“An Effective POD based Thermal Simulation

and its Enabled Thermal-Aware Scheduling”

Guest Speaker; Dr. Yu Liu

Associate Professor, Department of Electrical and Computer Engineering

Clarkson University

MS Teams Meeting 

Time: 3 – 4 p.m., Friday, April 12, 2024


With advanced technical innovation, recent computing systems increasingly rely on multi-core CPUs and many-core GPUs, which inevitably results in more challenges to thermal management due to their advanced architectures and high-power consumption. Thermal-aware scheduling has been proven to be an effective proactive measure to address this challenge. However, traditional methods using RC thermal circuits in the thermal-aware are largely based on assumptions of steady-state uniform core temperature. These approaches have difficulty in complying with modern computing systems. A physics-informed proper orthogonal decomposition (POD), together with Galerkin projection (GP) of the heat transfer equation, is proposed to offer a fast and accurate thermal prediction with high spatial resolution for thermal-aware scheduling. The objective of this project is to develop an effective thermal-aware scheduling scheme for modern computing systems enabled by the proposed POD-GP methodology, which is able to capture all crucial hot spots, adapt to sudden workload change by utilizing accurate transient temperature, suppress hot spots, and control the peak temperature in CPUs/GPUs with a large number of cores. This could extend the reliability, improve the performance, and reduce the energy consumption. Our evaluation results demonstrate that our POD-GP thermal simulation outperforms the traditional method by thousands of times faster, while maintaining the high accuracy. Moreover, utilizing POD-based thermal-aware scheduling has proven to significantly reduce both the peak thermal variance and the peak chip temperature.

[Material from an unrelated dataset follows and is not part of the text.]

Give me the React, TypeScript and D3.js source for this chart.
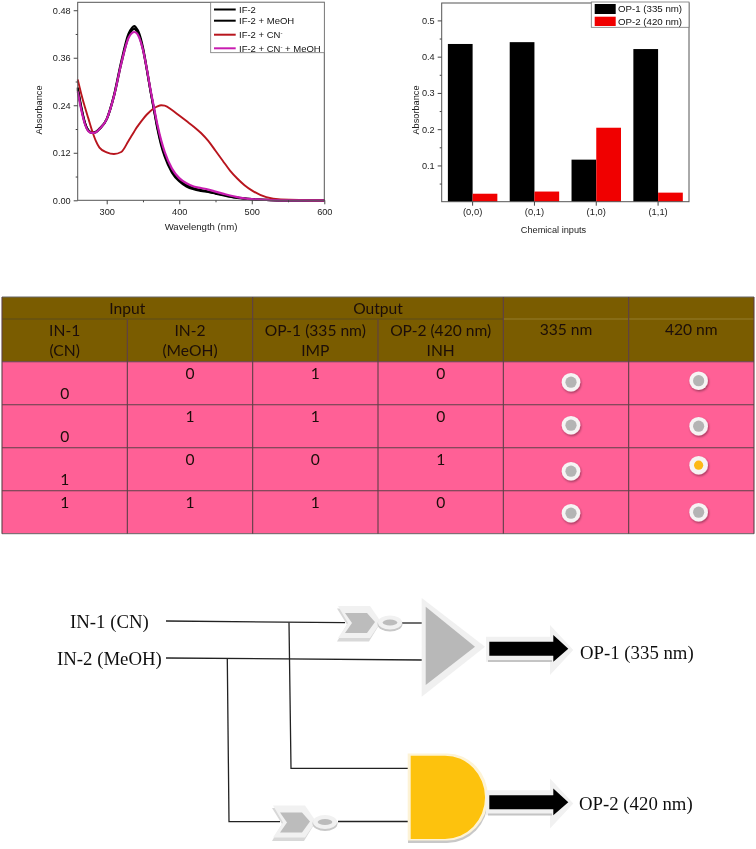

Dr. Yu Liu is an Associate Professor in the Department of Electrical and Computer Engineering at Clarkson University. Prior to joining Clarkson University, he was a research scientist at the Canadian Nuclear Laboratories (CNL) from 2013 through 2017. In addition, he was employed at Motorola as a senior software engineer from 2003 through 2007, and IBM from 2011 through 2013. He received his B.S. and M.S. degrees from Sichuan University in 2000 and 2003, respectively, and his Ph.D. degree from Southern Illinois University Carbondale in 2011. His research interests include high-performance computing, computer architectures, real-time systems, and wireless sensor networks. He has published over 50 peer-reviewed research papers.